Farmers across California’s agriculture industry are worried over the escalating trade conflict between the United States and China, with steep new tariffs specifically targeting some of the state’s most lucrative exports.

Posted Updated

By
JOSE A. DEL REAL
, New York Times

Farmers across California’s agriculture industry are worried over the escalating trade conflict between the United States and China, with steep new tariffs specifically targeting some of the state’s most lucrative exports.

The Chinese finance ministry announced over the weekend that it would impose tariffs on more than 100 American products, including many of California’s staples like wine and pistachios, in retaliation against tariffs imposed on steel and aluminum by President Donald Trump.

“We have heard a lot of concerns from our wine grape growers and our pistachio and almond growers. Those markets are definitely going to take the largest hit,” Sara Neagu-Reed, of the California Farm Bureau Federation, said. “Putting us in the middle of this issue is just not fair for our farmers.”

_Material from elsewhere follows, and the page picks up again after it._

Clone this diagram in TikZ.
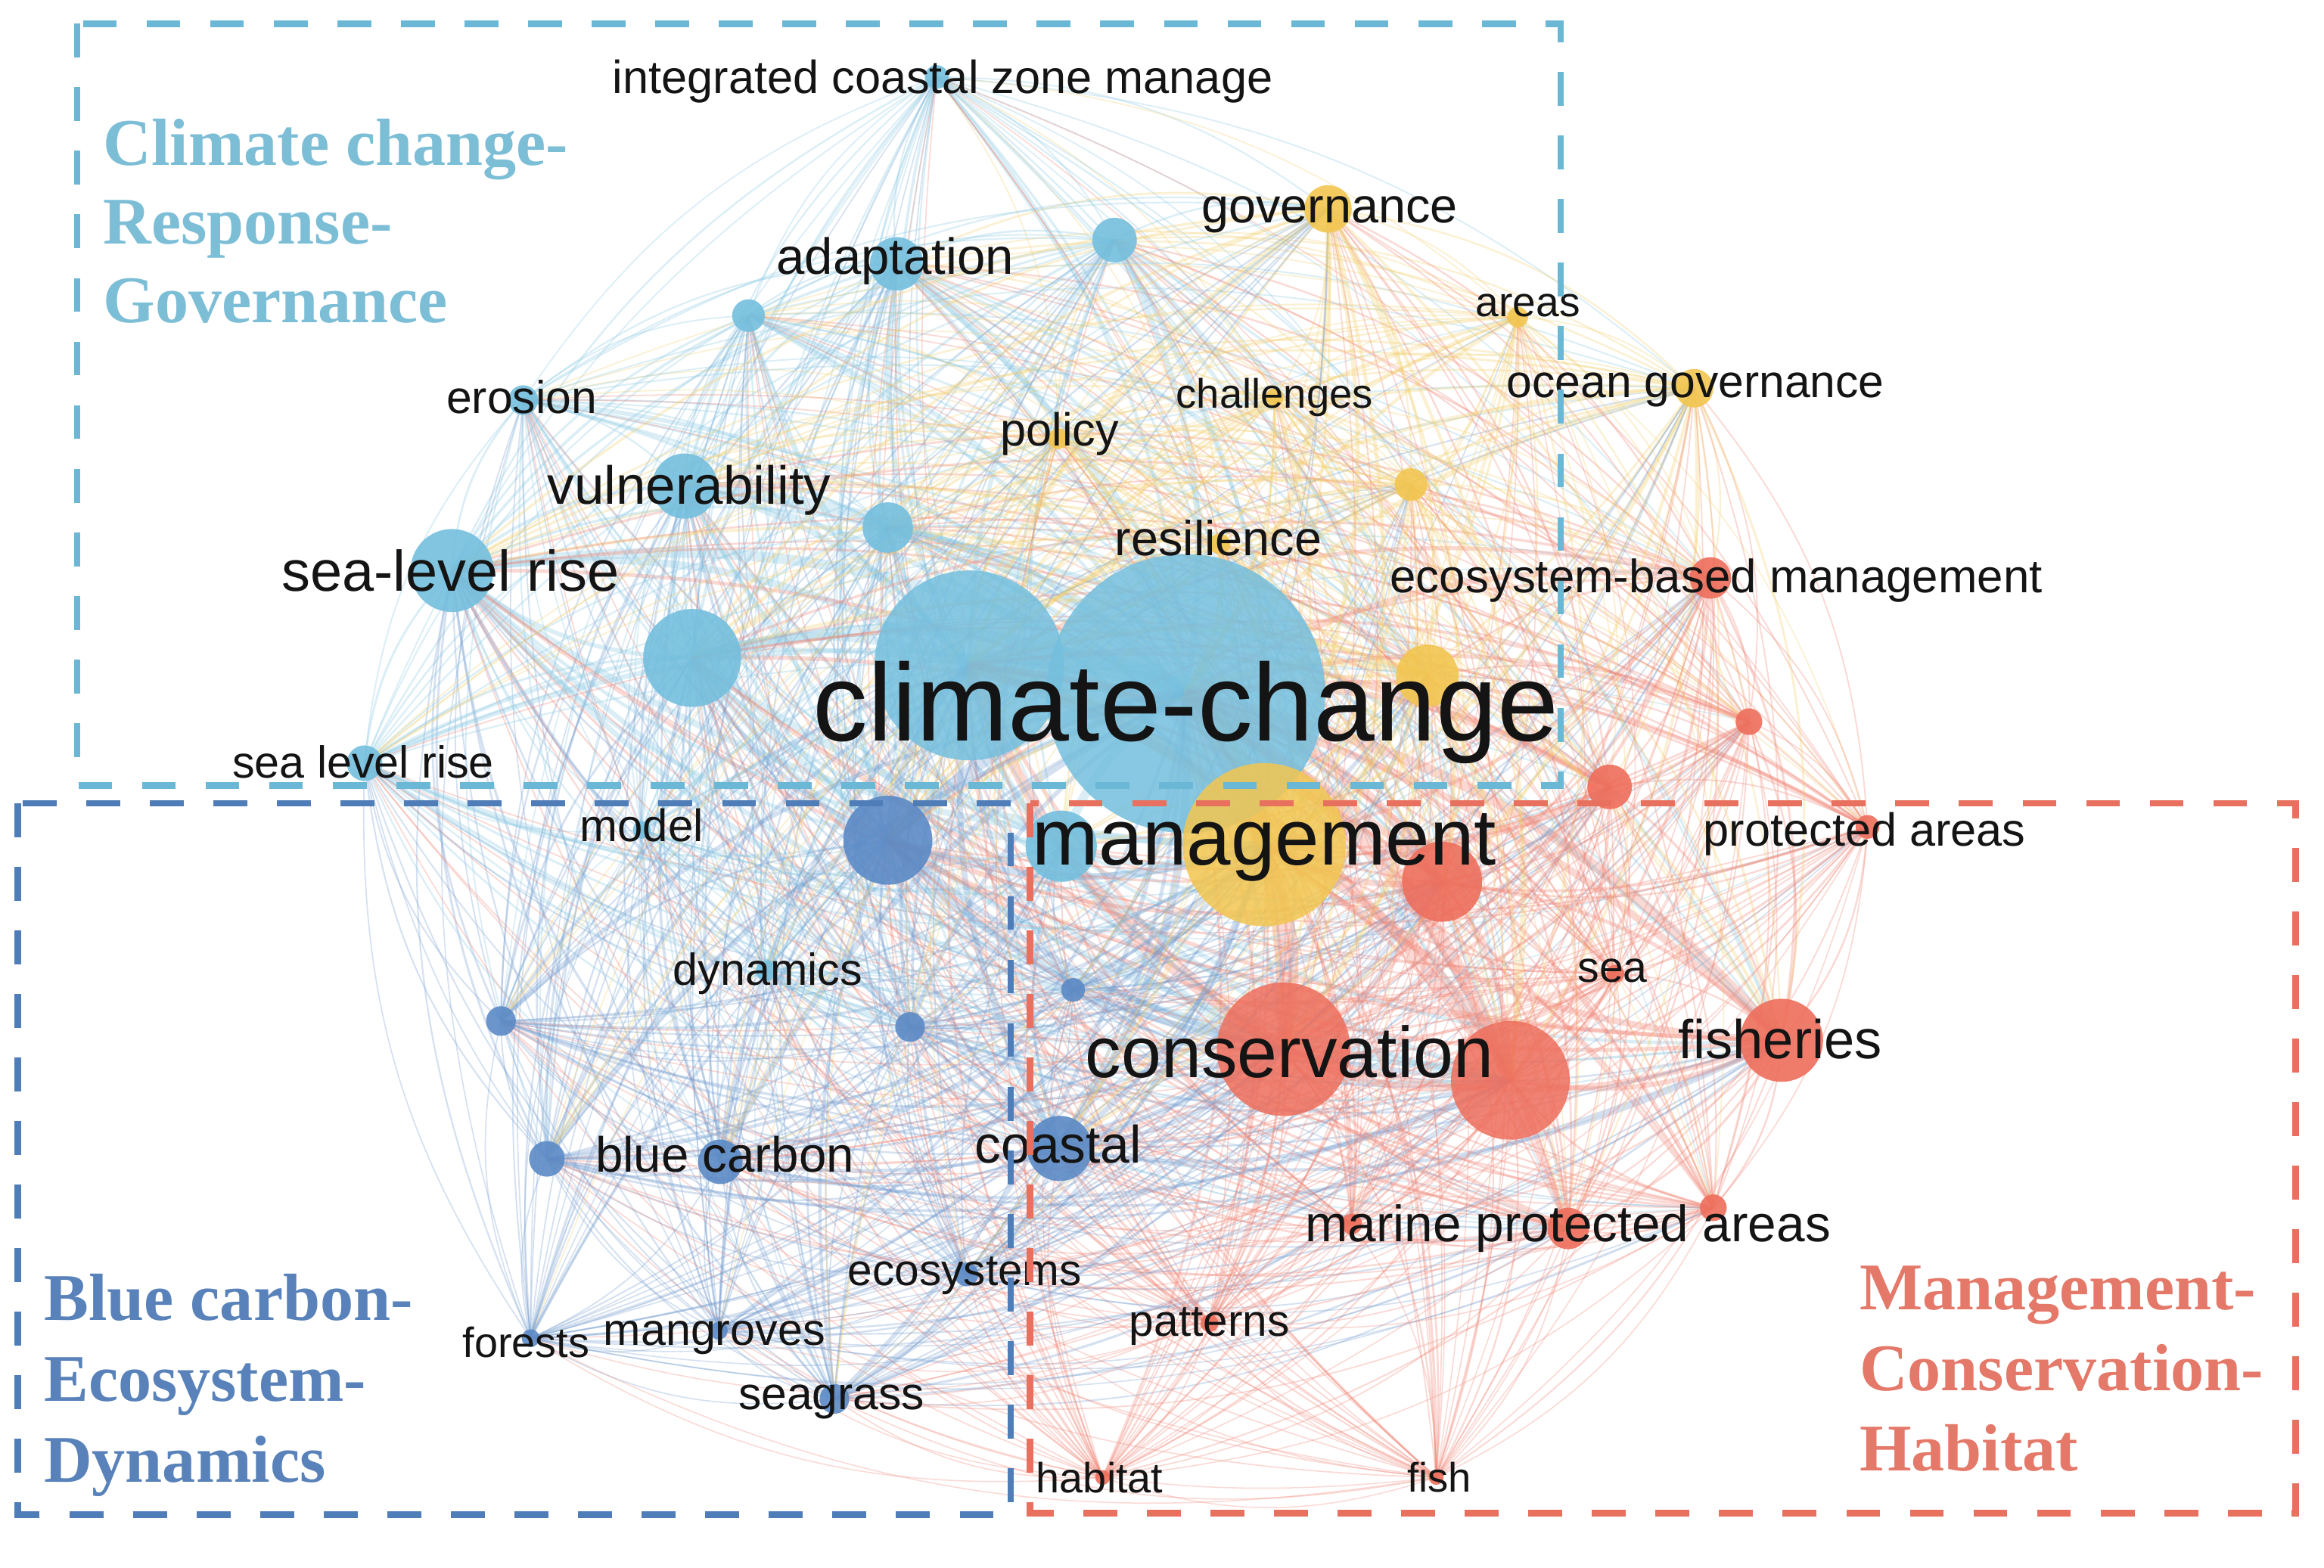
\documentclass[tikz,border=0pt]{standalone}
\usepackage{fontspec}
\setmainfont{Liberation Sans}
\newfontfamily\boxfont{Liberation Serif}
\definecolor{lb}{HTML}{74BFDE}
\definecolor{db}{HTML}{5B8AC6}
\definecolor{yw}{HTML}{F2C650}
\definecolor{rd}{HTML}{EE6E5C}
\definecolor{lbbox}{HTML}{6BB7D6}
\definecolor{dbbox}{HTML}{4F7DB8}
\definecolor{rdbox}{HTML}{E8705F}
\definecolor{lbtxt}{HTML}{7DBED7}
\definecolor{dbtxt}{HTML}{5882B9}
\definecolor{rdtxt}{HTML}{E47869}
\newcommand\lfs[1]{\fontsize{#1}{#1}\selectfont}
\begin{document}
\begin{tikzpicture}[x=0.01cm,y=-0.01cm,
  lab/.style={inner sep=0pt,text=black!92},
  dot/.style={circle,inner sep=0pt,draw=none},
  grpbox/.style={line width=1.25pt,dash pattern=on 6.5pt off 5.7pt},
  grptxt/.style={inner sep=0pt,anchor=base west,font=\boxfont\bfseries\lfs{12.8}}]
\useasboundingbox (0,0) rectangle (1568,1058);
\fill[white] (0,0) rectangle (1568,1058);
% node positions
\foreach \i/\x/\y/\r/\c in {
1/632/52/8/lb, 2/605/178/18/lb, 3/752/162/15/lb, 4/505/213/11/lb,
5/353/270/10/lb, 6/462/328/22/lb, 7/305/385/28/lb, 8/599/356/17/lb,
9/467/444/33/lb, 10/246/515/12/lb, 11/654/449/64/lb, 12/800/468/94/lb,
13/716/571/24/lb, 14/517/655/7/lb, 15/433/560/6/lb,
16/599/567/30/db, 17/338/689/10/db, 18/614/693/10/db, 19/724/668/8/db,
20/486/784/15/db, 21/369/782/12/db, 22/715/775/22/db, 23/652/860/8/db,
24/358/903/6/db, 25/485/898/6/db, 26/563/944/10/db,
27/896/141/16/yw, 28/1024/214/7/yw, 29/860/268/6/yw, 30/714/296/7/yw,
31/1143/262/13/yw, 32/952/327/11/yw, 33/823/367/7/yw, 34/963/456/21/yw,
35/853/570/55/yw,
36/1154/390/14/rd, 37/1180/487/9/rd, 38/1086/531/15/rd, 39/1260/558/8/rd,
40/973/595/27/rd, 41/1090/657/6/rd, 42/866/708/45/rd, 43/1019/729/40/rd,
44/1202/702/28/rd, 45/1058/829/14/rd, 46/1156/815/9/rd, 47/912/826/7/rd,
48/816/893/6/rd, 49/744/997/5/rd, 50/969/997/5/rd}{
  \coordinate (v\i) at (\x,\y);
  \expandafter\xdef\csname nr\i\endcsname{\r}
  \expandafter\xdef\csname nc\i\endcsname{\c}
  \expandafter\xdef\csname nx\i\endcsname{\x}
  \expandafter\xdef\csname ny\i\endcsname{\y}
}
% connectors (coloured by the smaller end)
\foreach \i in {1,...,49}{
  \pgfmathtruncatemacro\ii{\i+1}
  \foreach \j in {\ii,...,50}{
    \pgfmathsetmacro\lw{0.2+\csname nr\i\endcsname*\csname nr\j\endcsname/1500}
    \ifdim\csname nr\i\endcsname pt<\csname nr\j\endcsname pt
      \edef\ec{\csname nc\i\endcsname}\else\edef\ec{\csname nc\j\endcsname}\fi
    \pgfmathsetmacro\crs{-((\csname nx\j\endcsname-\csname nx\i\endcsname)/100)*((530-\csname ny\i\endcsname)/100)+((\csname ny\j\endcsname-\csname ny\i\endcsname)/100)*((750-\csname nx\i\endcsname)/100)}
    \ifdim\crs pt>0pt \def\ba{-18}\else\def\ba{18}\fi
    \draw[draw=\ec!85,line width=\lw pt,opacity=.3] (v\i) to[bend left=\ba] (v\j);
  }
}
% node circles, big first
\foreach \i in {12,11,35,42,43}{
  \node[dot,fill=\csname nc\i\endcsname,fill opacity=.85,minimum size=\csname nr\i\endcsname*0.02cm] (c\i) at (v\i) {};
}
\foreach \i in {1,...,10,13,14,...,34,36,37,38,39,40,41,44,45,...,50}{
  \node[dot,fill=\csname nc\i\endcsname,fill opacity=.9,minimum size=\csname nr\i\endcsname*0.02cm] (c\i) at (v\i) {};
}
% labels
\node[lab,font=\lfs{8.9}] (t1) at (636,55) {integrated coastal zone manage};
\node[lab,font=\lfs{9.75}] (t2) at (604,176) {adaptation};
\node[lab,font=\lfs{8.8}] (t5) at (352,268) {erosion};
\node[lab,font=\lfs{10.3}] (t6) at (465,331) {vulnerability};
\node[lab,font=\lfs{11}] (t7) at (304,385) {sea-level rise};
\node[lab,font=\lfs{8.6}] (t10) at (245,514) {sea level rise};
\node[lab,font=\lfs{21.1}] (t12) at (800,481) {climate-change};
\node[lab,font=\lfs{8.6}] (t14) at (518,657) {dynamics};
\node[lab,font=\lfs{8.7}] (t15) at (433,557) {model};
\node[lab,font=\lfs{9.5}] (t20) at (489,779) {blue carbon};
\node[lab,font=\lfs{10.1}] (t22) at (714,772) {coastal};
\node[lab,font=\lfs{8.5}] (t23) at (651,861) {ecosystems};
\node[lab,font=\lfs{8.1}] (t24) at (355,906) {forests};
\node[lab,font=\lfs{8.6}] (t25) at (482,903) {mangroves};
\node[lab,font=\lfs{8.8}] (t26) at (561,946) {seagrass};
\node[lab,font=\lfs{9.4}] (t27) at (897,145) {governance};
\node[lab,font=\lfs{8}] (t28) at (1031,206) {areas};
\node[lab,font=\lfs{7.9}] (t29) at (860,268) {challenges};
\node[lab,font=\lfs{8.9}] (t30) at (715,293) {policy};
\node[lab,font=\lfs{8.8}] (t31) at (1144,263) {ocean governance};
\node[lab,font=\lfs{9.4}] (t33) at (822,363) {resilience};
\node[lab,font=\lfs{15.25}] (t35) at (853,572) {management};
\node[lab,font=\lfs{8.97}] (t36) at (1158,392) {ecosystem-based management};
\node[lab,font=\lfs{8.9}] (t39) at (1258,563) {protected areas};
\node[lab,font=\lfs{8.3}] (t41) at (1088,655) {sea};
\node[lab,font=\lfs{13.8}] (t42) at (870,710) {conservation};
\node[lab,font=\lfs{10.5}] (t44) at (1201,701) {fisheries};
\node[lab,font=\lfs{9.8}] (t45) at (1058,829) {marine protected areas};
\node[lab,font=\lfs{8.5}] (t48) at (816,895) {patterns};
\node[lab,font=\lfs{8.1}] (t49) at (742,997) {habitat};
\node[lab,font=\lfs{7.9}] (t50) at (971,997) {fish};
% group boxes
\draw[grpbox,draw=lbbox] (52,16) rectangle (1053,530);
\draw[grpbox,draw=dbbox] (12,542) rectangle (682,1022);
\draw[grpbox,draw=rdbox] (695,542) rectangle (1549,1021);
% group titles
\node[grptxt,text=lbtxt] (g1a) at (69,111.4) {Climate change-};
\node[grptxt,text=lbtxt] (g1b) at (69,164.6) {Response-};
\node[grptxt,text=lbtxt] (g1c) at (69,217.8) {Governance};
\node[grptxt,text=dbtxt] (g2a) at (29,890.8) {Blue carbon-};
\node[grptxt,text=dbtxt] (g2b) at (29,945.4) {Ecosystem-};
\node[grptxt,text=dbtxt] (g2c) at (29,1000) {Dynamics};
\node[grptxt,text=rdtxt] (g3a) at (1254,884) {Management-};
\node[grptxt,text=rdtxt] (g3b) at (1254,938.3) {Conservation-};
\node[grptxt,text=rdtxt] (g3c) at (1254,992.6) {Habitat};
\end{tikzpicture}
\end{document}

That could mean trouble for the state’s farmers in the Central Valley and elsewhere. China is California’s third most valuable destination for agriculture products, according to the California Farm Bureau Federation, just behind the European Union and Canada. The state’s exports to China totaled more than $2 billion in 2016. Three products alone, all facing tariffs, accounted for most of those exports: $530 million in pistachios, $518 million in almonds and $161 million in wine.

The tariffs add another layer of uncertainty for growers in California, and in particular those in the wine industry, which already faces growing production costs. The full impact of the tariffs is not yet clear, but experts are warning of significant decreases in exports of those products. Fluctuating prices in steel could also affect the price of farm equipment.

John Aguirre, president of the California Association of Winegrape Growers, said that the trade war with China threatened to derail long-running efforts by winemakers to expand into the Chinese market. That could carry repercussions well into the future.

“We not only face the prospect of short term harm to wine grape prices, but really missing out on the longer term opportunity,” he said. “Once you lose market share, other countries have filled that void and it’s very difficult to reclaim lost ground.”